## [SHORT PROBLEM]
Retype the opening lines of the listing below, ending with the line that contains "const pad = (arr) => ['-', ...arr, '-']", and leave out any pictures.

## [SOURCE EXCERPT]
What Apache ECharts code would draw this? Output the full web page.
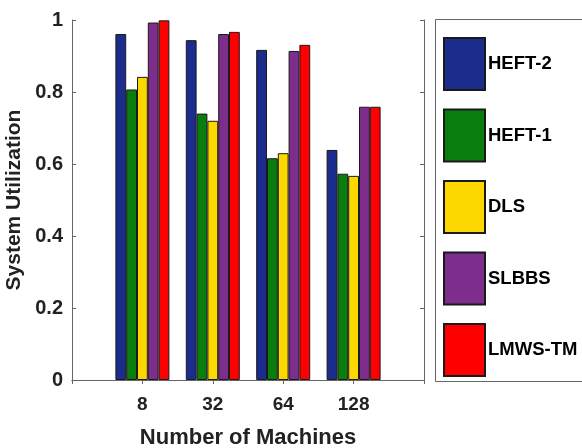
<!DOCTYPE html>
<html>
<head>
<meta charset="utf-8">
<script src="https://cdn.jsdelivr.net/npm/echarts@6/dist/echarts.min.js"></script>
<style>
  html, body { margin: 0; padding: 0; background: #fff; }
  #chart { width: 582px; height: 448px; }
</style>
</head>
<body>
<div id="chart"></div>
<script>
const categories = ['8', '32', '64', '128']
const seriesNames = ['HEFT-2', 'HEFT-1', 'DLS', 'SLBBS', 'LMWS-TM']
const heft2 = [0.961, 0.944, 0.917, 0.639]
const heft1 = [0.807, 0.740, 0.616, 0.573]
const dls = [0.842, 0.720, 0.630, 0.567]
const slbbs = [0.993, 0.961, 0.914, 0.759]
const lmwsTm = [0.999, 0.967, 0.931, 0.759]
const yMin = 0, yMax = 1, yStep = 0.2

const palette = ['#1b2c8c', '#0a7d0f', '#fdd700', '#7d2d8c', '#ff0000']
const font = '"Liberation Sans", Arial, sans-serif'
const axisColor = '#666'

// pad one empty slot each side so the box spans 0..5 like the original
const axisCats = ['', ...categories, '']
const pad = (arr) => ['-', ...arr, '-']

const chart = echarts.init(document.getElementById('chart'))
const values = [heft2, heft1, dls, slbbs, lmwsTm]

chart.setOption({
  animation: false,
  textStyle: { fontFamily: font },
  grid: { left: 72, right: 158, top: 20, bottom: 68, containLabel: false, outerBoundsMode: 'none' },
  graphic: [{
    type: 'rect', shape: { x: 435.5, y: 19.5, width: 200, height: 362 },
    style: { fill: 'none', stroke: axisColor, lineWidth: 1 },
  }],
  legend: {
    orient: 'vertical', left: 443, top: 37, padding: 0,
    itemWidth: 41, itemHeight: 52, itemGap: 17.5, icon: 'rect',
    textStyle: { fontFamily: font, fontWeight: 'bold', fontSize: 18.5, color: '#000', padding: [0, 0, 0, -2] },
    data: seriesNames,
  },
  xAxis: [{
    type: 'category', data: axisCats, boundaryGap: false,
    axisLine: { lineStyle: { color: axisColor } },
    axisTick: { show: false },
    axisLabel: { interval: 0, margin: 15, fontFamily: font, fontWeight: 'bold', fontSize: 19, color: '#222' },
    name: 'Number of Machines', nameLocation: 'middle', nameGap: 47,
    nameTextStyle: { fontFamily: font, fontWeight: 'bold', fontSize: 22, color: '#222' },
  }, {
    type: 'category', data: axisCats, boundaryGap: false, position: 'top',
    axisLine: { lineStyle: { color: axisColor } },
    axisTick: { inside: true, length: 4, interval: 0, lineStyle: { color: axisColor } },
    axisLabel: { show: false },
  }],
  yAxis: [{
    type: 'value', min: yMin, max: yMax, interval: yStep,
    axisLine: { show: true, lineStyle: { color: axisColor } },
    axisTick: { show: true, inside: true, length: 4, lineStyle: { color: axisColor } },
    splitLine: { show: false },
    axisLabel: { margin: 9, fontFamily: font, fontWeight: 'bold', fontSize: 20, color: '#222' },
    name: 'System Utilization', nameLocation: 'middle', nameGap: 37,
    nameTextStyle: { fontFamily: font, fontWeight: 'bold', fontSize: 21, color: '#222' },
  }, {
    type: 'value', min: yMin, max: yMax, interval: yStep, position: 'right',
    axisLine: { show: true, lineStyle: { color: axisColor } },
    axisTick: { show: true, inside: true, length: 4, lineStyle: { color: axisColor } },
    splitLine: { show: false },
    axisLabel: { show: false },
  }],
  series: seriesNames.map((name, i) => ({
    name, type: 'bar', data: pad(values[i]),
    barWidth: 10.8, barGap: '0%',
    itemStyle: { color: palette[i], borderColor: '#1a1a1a', borderWidth: 1 },
  })),
})
</script>
</body>
</html>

## [EXERCISE OUTPUT]
What Apache ECharts code would draw this? Output the full web page.
<!DOCTYPE html>
<html>
<head>
<meta charset="utf-8">
<script src="https://cdn.jsdelivr.net/npm/echarts@6/dist/echarts.min.js"></script>
<style>
  html, body { margin: 0; padding: 0; background: #fff; }
  #chart { width: 582px; height: 448px; }
</style>
</head>
<body>
<div id="chart"></div>
<script>
const categories = ['8', '32', '64', '128']
const seriesNames = ['HEFT-2', 'HEFT-1', 'DLS', 'SLBBS', 'LMWS-TM']
const heft2 = [0.961, 0.944, 0.917, 0.639]
const heft1 = [0.807, 0.740, 0.616, 0.573]
const dls = [0.842, 0.720, 0.630, 0.567]
const slbbs = [0.993, 0.961, 0.914, 0.759]
const lmwsTm = [0.999, 0.967, 0.931, 0.759]
const yMin = 0, yMax = 1, yStep = 0.2

const palette = ['#1b2c8c', '#0a7d0f', '#fdd700', '#7d2d8c', '#ff0000']
const font = '"Liberation Sans", Arial, sans-serif'
const axisColor = '#666'

// pad one empty slot each side so the box spans 0..5 like the original
const axisCats = ['', ...categories, '']
const pad = (arr) => ['-', ...arr, '-']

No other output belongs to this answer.